Scottish chain asks to pay rent monthly as several UK retailers go into administration
A large Scottish retail chain has been hit with cashflow problems in the latest sign that the retail sector is struggling against the consumer downturn.
Ossian Retail Group, which owns fashion chain Internacionale and homeware chain Au Naturale, did not meet its full rent and service charge obligations for its 150-strong store portfolio, due on the quarter day last week.
It has now approached landlords to ask to pay rent, which was due on 25 March, monthly instead of quarterly in advance.
Several other retailers have also approached landlords asking to pay monthly, among them fashion chain East and footwear chain Faith.
The March quarter day is a tough date for retailers. They must pay three months in advance, following a usually quieter January-to-March period of sales, compared with the peak trading times of September to December.
This week bed retailer Sleep Depot and toy shop Toyzone became the latest high street victims of the downturn. Administrators from Kroll have been appointed to Sleep Depot’s 100 in-store concessions, which are mainly in Land of Leather stores. Youngsters, which owns 20 Toyzone stores, has also gone into administration. KPMG is advising.
Ossian Retail was bought by a management buyout backed by private equity firm Penta Capital in 2005. A number of the management buyout team’s original members left earlier this year, and its proposed rapid expansion drive from its Scottish heartland into the Midlands and south of the UK is under review.
A spokeswoman for Ossian Retail declined to comment.
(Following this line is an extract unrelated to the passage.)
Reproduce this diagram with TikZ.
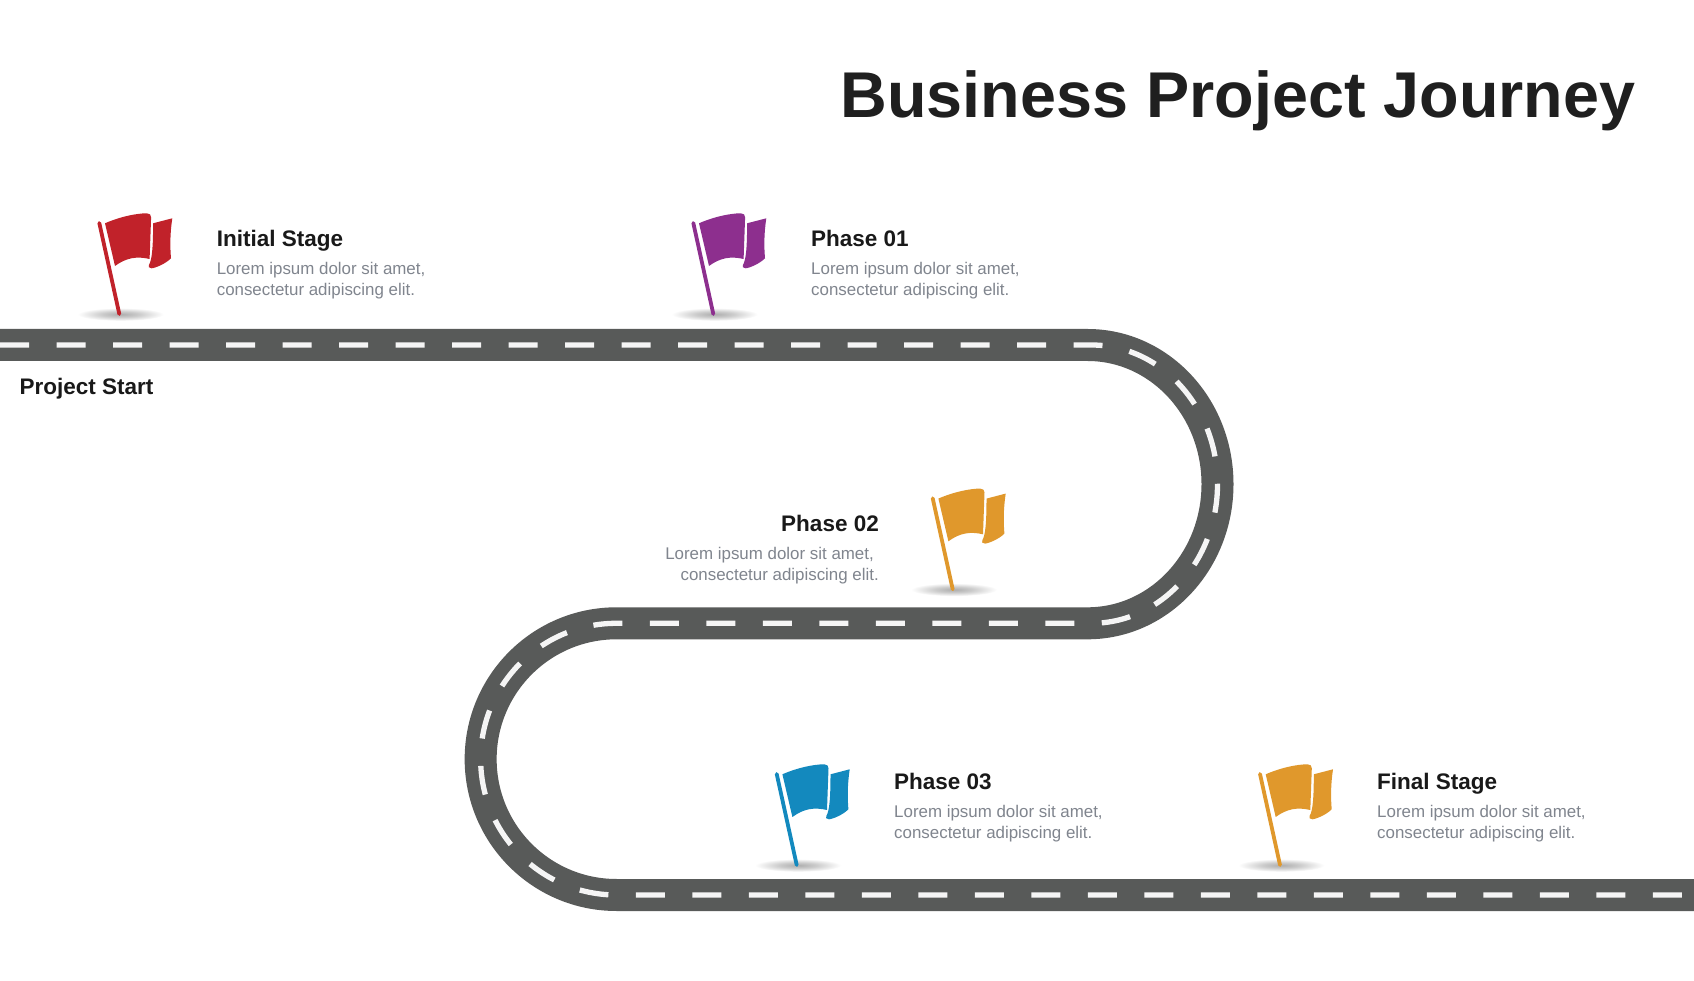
\documentclass[tikz,border=0pt]{standalone}
\usepackage{fontspec}
\setmainfont{Liberation Sans}
\usepackage{xcolor}
\usetikzlibrary{positioning}

\definecolor{roadgray}{HTML}{585A59}
\definecolor{flagred}{HTML}{C1222A}
\definecolor{flagpurple}{HTML}{8D2F8E}
\definecolor{flagorange}{HTML}{E0982C}
\definecolor{flagblue}{HTML}{1389BE}
\definecolor{bodygray}{HTML}{80858E}

\pgfdeclareradialshading{groundshadow}{\pgfpoint{0bp}{0bp}}{color(0bp)=(black!32); color(11bp)=(black!20); color(25bp)=(white); color(50bp)=(white)}

\tikzset{
  pics/stageflag/.style={code={
    \shade[shading=groundshadow] (1.3,-0.3) ellipse (43 and 6.5);
    \draw[#1,line width=3.8pt,line cap=round] (-20,91) -- (0,0);
    \fill[#1] (-14.3,90.7) .. controls (0.7,97.3) and (17.3,100.7) .. (27.5,100.7)
        .. controls (30.5,100.7) and (31.8,99) .. (31.8,96.7)
        -- (30.3,55) .. controls (17.3,58) and (7,56.3) .. (-4.3,48) -- cycle;
    \fill[#1] (33.8,90.7) -- (53,95.7) .. controls (50.7,80.7) and (50.7,67.3) .. (51.7,55.7)
        .. controls (46,50) and (36,46) .. (32.3,45.7)
        .. controls (29.5,45.7) and (28.5,47.5) .. (29.6,49)
        .. controls (32.8,54) and (33.8,67.3) .. cycle;
  }}
}

\begin{document}
\begin{tikzpicture}[x=1pt,y=1pt]
  \tikzstyle{headtext}=[inner sep=0pt,text=black!90,font=\fontsize{22.5}{28}\selectfont\bfseries]
  \tikzstyle{bodytext}=[inner sep=0pt,text=bodygray,font=\fontsize{16.9}{20.3}\selectfont]
  \tikzstyle{road}=[draw=roadgray,line width=32pt]
  \tikzstyle{lane}=[draw=white!96!black,line width=5.3pt,dash pattern=on 29pt off 27.5pt]
\useasboundingbox (0,0) rectangle (1694,980);
\fill[white] (0,0) rectangle (1694,980);
\draw[road] (0,635) -- (1087.5,635) arc[start angle=90,end angle=-90,x radius=130,y radius=139.15]
    -- (616.5,356.7) arc[start angle=90,end angle=270,radius=135.85] -- (1694,85);
% centre line, a little tighter in the right bend so the dashes fall right
\draw[lane] (0,635) -- (1091.5,635) arc[start angle=90,end angle=-90,x radius=126,y radius=139.15]
    -- (616.5,356.7) arc[start angle=90,end angle=270,radius=135.85] -- (1694,85);
\node[inner sep=0pt,anchor=base west,text=black!88,font=\fontsize{64.7}{70}\selectfont\bfseries] (title) at (840.5,862) {Business Project Journey};
\node[headtext,anchor=base west] (start) at (19.5,585) {Project Start};
\foreach \n/\fx/\fy/\col in {1/119.3/666/flagred,2/713.3/666/flagpurple,3/952.7/390.7/flagorange,4/796.7/115/flagblue,5/1280/115/flagorange}{
    \pic at (\fx,\fy) {stageflag=\col};
}
\foreach \n/\tx/\ty/\lab in {1/216.6/733.2/Initial Stage,2/811/733.2/Phase 01,4/894/190.3/Phase 03,5/1377/190.3/Final Stage}{
    \node[headtext,anchor=base west] (head_\n) at (\tx,\ty) {\lab};
    \node[bodytext,align=left,below right=15.7pt and 0pt of head_\n.base west] (text_\n) {Lorem ipsum dolor sit amet,\\consectetur adipiscing elit.};
}
\node[headtext,anchor=base east] (head_3) at (879,448.3) {Phase 02};
\node[bodytext,align=right,below left=15.7pt and 0pt of head_3.base east] (text_3) {Lorem ipsum dolor sit amet,\hspace*{5pt}\\consectetur adipiscing elit.};
\end{tikzpicture}
\end{document}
Penta Capital could not be reached.
It is thought that Ossian Retail has come to arrangements with some landlords to pay rent monthly in advance. However, other landlords have refused to accept and have demanded this quarter’s rent by today, and some have threatened the group with bailiffs.
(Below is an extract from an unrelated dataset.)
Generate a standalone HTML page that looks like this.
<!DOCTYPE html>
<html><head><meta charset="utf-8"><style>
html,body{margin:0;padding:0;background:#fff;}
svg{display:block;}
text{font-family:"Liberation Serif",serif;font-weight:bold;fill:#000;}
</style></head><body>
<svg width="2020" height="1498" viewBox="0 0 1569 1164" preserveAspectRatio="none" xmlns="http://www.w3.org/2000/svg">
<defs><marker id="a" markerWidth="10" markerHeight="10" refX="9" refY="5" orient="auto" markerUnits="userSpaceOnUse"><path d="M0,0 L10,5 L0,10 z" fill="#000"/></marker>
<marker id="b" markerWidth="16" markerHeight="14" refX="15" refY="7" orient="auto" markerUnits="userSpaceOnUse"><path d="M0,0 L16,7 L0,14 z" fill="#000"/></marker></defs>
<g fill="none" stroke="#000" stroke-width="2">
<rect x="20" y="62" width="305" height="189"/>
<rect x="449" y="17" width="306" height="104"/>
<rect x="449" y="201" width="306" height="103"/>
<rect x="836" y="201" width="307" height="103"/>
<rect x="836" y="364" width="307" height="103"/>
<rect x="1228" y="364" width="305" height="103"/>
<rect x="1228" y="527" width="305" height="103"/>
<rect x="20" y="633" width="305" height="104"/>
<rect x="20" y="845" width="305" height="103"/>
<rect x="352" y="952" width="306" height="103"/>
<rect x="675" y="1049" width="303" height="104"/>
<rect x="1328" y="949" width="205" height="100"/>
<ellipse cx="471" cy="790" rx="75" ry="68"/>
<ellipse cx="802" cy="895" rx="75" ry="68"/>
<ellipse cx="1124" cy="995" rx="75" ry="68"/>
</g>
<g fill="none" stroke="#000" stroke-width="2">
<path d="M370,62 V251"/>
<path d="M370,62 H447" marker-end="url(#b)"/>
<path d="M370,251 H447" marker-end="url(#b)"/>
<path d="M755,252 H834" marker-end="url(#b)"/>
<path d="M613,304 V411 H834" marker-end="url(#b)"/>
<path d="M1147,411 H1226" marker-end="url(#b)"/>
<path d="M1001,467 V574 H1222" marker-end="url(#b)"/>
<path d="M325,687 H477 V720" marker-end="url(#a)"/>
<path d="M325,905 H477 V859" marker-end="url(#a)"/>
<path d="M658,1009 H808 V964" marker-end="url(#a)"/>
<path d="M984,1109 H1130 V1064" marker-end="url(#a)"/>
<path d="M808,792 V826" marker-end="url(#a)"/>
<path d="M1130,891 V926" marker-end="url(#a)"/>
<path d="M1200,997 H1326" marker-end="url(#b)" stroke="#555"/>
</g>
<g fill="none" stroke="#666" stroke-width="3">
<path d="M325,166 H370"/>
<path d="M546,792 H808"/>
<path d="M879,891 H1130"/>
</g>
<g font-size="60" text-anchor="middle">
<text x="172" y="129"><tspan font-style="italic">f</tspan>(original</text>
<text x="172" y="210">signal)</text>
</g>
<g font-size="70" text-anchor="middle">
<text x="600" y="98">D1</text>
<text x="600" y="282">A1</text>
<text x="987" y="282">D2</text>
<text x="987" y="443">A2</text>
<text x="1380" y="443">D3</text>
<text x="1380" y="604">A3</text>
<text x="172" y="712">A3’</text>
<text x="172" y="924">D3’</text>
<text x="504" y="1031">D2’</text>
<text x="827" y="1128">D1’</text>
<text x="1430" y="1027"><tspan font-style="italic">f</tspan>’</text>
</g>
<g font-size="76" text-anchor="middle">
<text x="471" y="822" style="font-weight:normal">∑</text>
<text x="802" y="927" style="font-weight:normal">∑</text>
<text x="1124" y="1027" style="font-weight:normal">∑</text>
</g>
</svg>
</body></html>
Experts suggest that mid-market retailers and those backed by heavily leveraged private equity firms will suffer.
Stuart La Frenais, director of shopping centre agency at Jones Lang LaSalle, said: ‘What we are seeing is that it is the mid-market operators who are generally the more susceptible to the downturn, as shoppers are moving towards either the value end or towards a more expensive spend for longer-lasting quality.’
A recent report from Nottingham University Business School and Barclays Private Equity said the number of private equity-owned companies falling into receivership rose by almost half last year to 106.